Ladrones

15 Oct

Yo soy kantiano. Perdonen que comience el artículo de modo tan pedante y cultureta. Es decir, aprendí del maestro de la moral sin dioses que uno se debe de comportar de modo que todo el mundo se pudiera comportar del mismo modo. Un “ama al prójimo como a ti mismo”, alejado de la concepción divina de la existencia. Pero hay ocasiones en que me invade un cierto sentimiento de complicidad con el maleante. Y debo confesar que, por ejemplo, no me gusta el deporte porque no puedo identificarme con alguien que gane algo, y que ese alguien no sea yo. No obstante, y esto es digno de diván de Freud, la empatía con el malhechor se convierte en una cuestión turbadora que me conduce hacia el espejo y ocasiona que me pregunte por mis anclajes morales y el sentido de la justicia universal y todas esas gaitas que le hacen a uno perder el sueño, tanto como un rebaño de ovejas que balara al unísono debajo de la cama. En fin, la cosa es que allá por los finales de los años ochenta del pasado siglo, fui uno de quienes se habría acercado al Dioni para testimoniarle mi admiración por el robo tan limpio que cometió. Ejercía como guardián de furgones blindados. Veía pasar por sus manos kilos y kilos de billetes, aunque fueran de pesetas. Ni un tiro, ni un herido. Trincó las sacas con el furgón y huyó. Además a Brasil cuyo nombre por sí sólo te genera buen rollo. Se injertó pelo porque también tenía su espinita de humano clavada en el corazón. Y hala, héroe nacional. Cumplió un oscuro deseo que rumiaba su ponzoña por esos vericuetos del subconsciente colectivo que, en realidad, se basa en la quimera de vernos un día con piscina propia, césped y sin preocupaciones por llegar a fin de mes. Todo muy superficial y sin necesidades de lecturas filosóficas que, en el fondo, y esto vuelve a ser digno de diván, sirven para que uno se justifique a sí mismo una existencia menesterosa, al estilo del primer mundo, sí, pero menesterosa y ausente de jacuzzis llenos de champaña, lo que seguro que es una guarrada, pero taaaaannnn estética que uno se tiene que sumir en la historia del pensamiento para no caer en una frustración perpetua. No desees y no te amargarás. Gran enunciado.

La cosa es que han vuelto a planear sobre mí placidez medioburguesa las aves negras de la irracionalidad. Un tipo, oculto con una máscara de película, entre de miedo y cómica, ha atracado varias perfumerías de la empresa que lo despidió.
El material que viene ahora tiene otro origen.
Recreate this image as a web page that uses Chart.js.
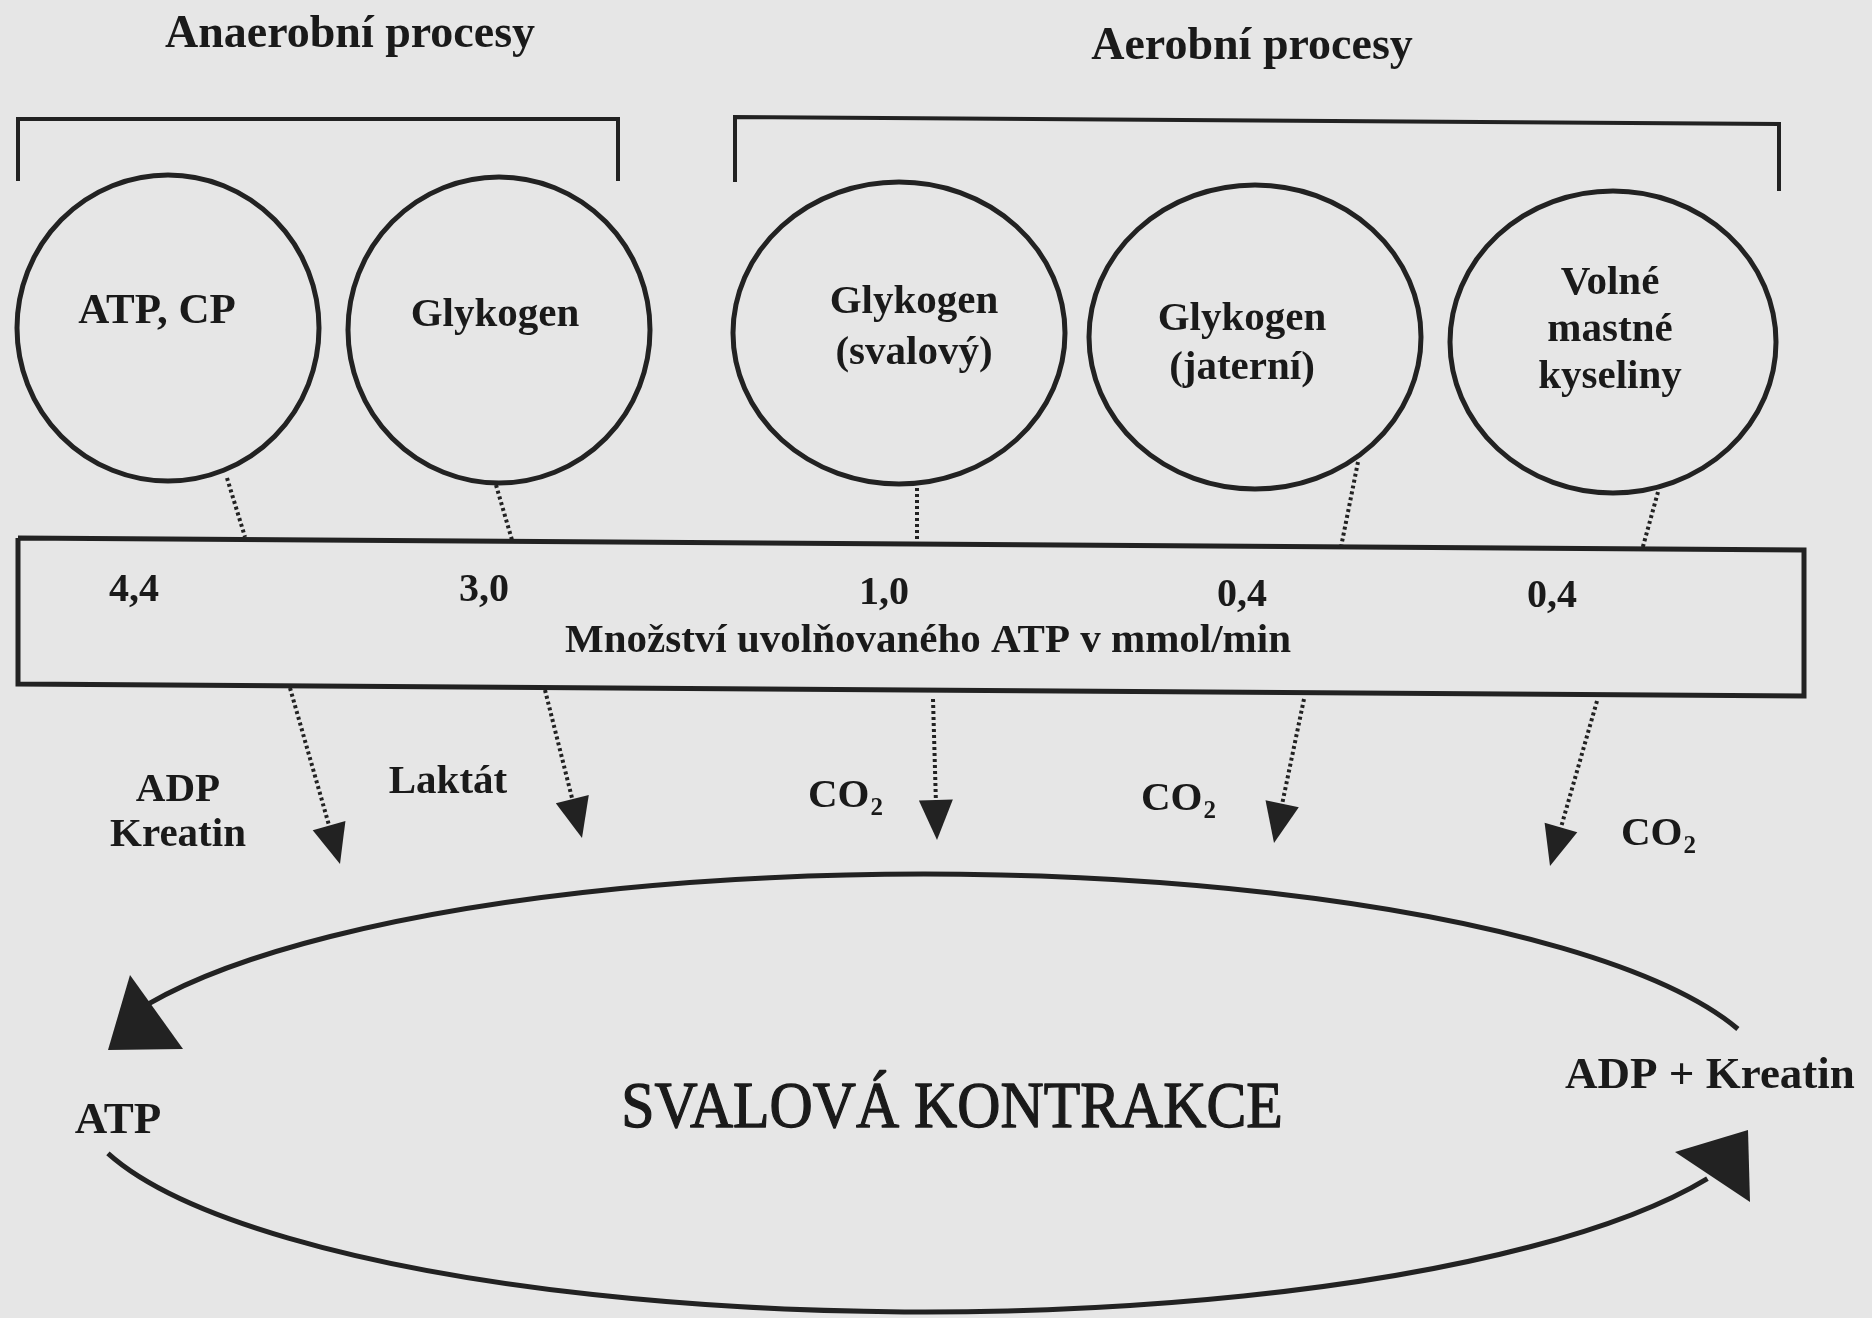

Ya la cuestión de las amenazas a sus antiguas compañeras, unida a la ridiculez del disfraz, le resta al acto el empaque casi ético que acompañó al Dioni o a la leyenda del Pernales, aquel bandolero con trazas de Robin Hood del que se dice que también repartía entre pobres el fruto de sus fechorías. Sorprende ese odio que la empresa, así como ente abstracto, ha sembrado entre la población media para que el pillaje de un trabajador esté hasta no mal considerado del todo. Fíjense en el circunloquio para evitar escribir lo que querría escribir. Yo no puedo robar a mi empresa. Trabajo para el Estado y ya son muchos quienes lo intentan, de modo que tal aspiración se ha convertido casi en una ordinariez ajena a cualquier gloria. No podría repetir aquella anécdota de Dominguín cuando se fue a contarle a todo el mundo que se había acostado con Ava Gadner. Sin embargo, alguien roba, pues no sé, la caja de la oficina bancaria donde se ha sentido ninguneado durante veinte años, incluso a pesar de las felicitaciones navideñas del señor director general, y uno tal vez por solidaridad proletaria, por hermandad de pringado del amanecer, percibe la tentación de aplaudirlo, de expulsar al rebaño de ovejas y albergarlo bajo la cama hasta que la persecución se calme, de tratarlo como un camarada que ingresa por méritos propios en ese cielo de quienes abren los ojos cuando les da la gana y desayunan a la hora que quieren con su periódico de papel, frutas tropicales y ambiente de catálogo de tienda de decoración. Algo no funciona en mí, en mi razonamiento o en algún sitio tan impreciso como esa Dinamarca de Shakespeare que olía mal, y puede que esté demasiado cerca, del mismo modo que Kant cada vez me queda más lejos.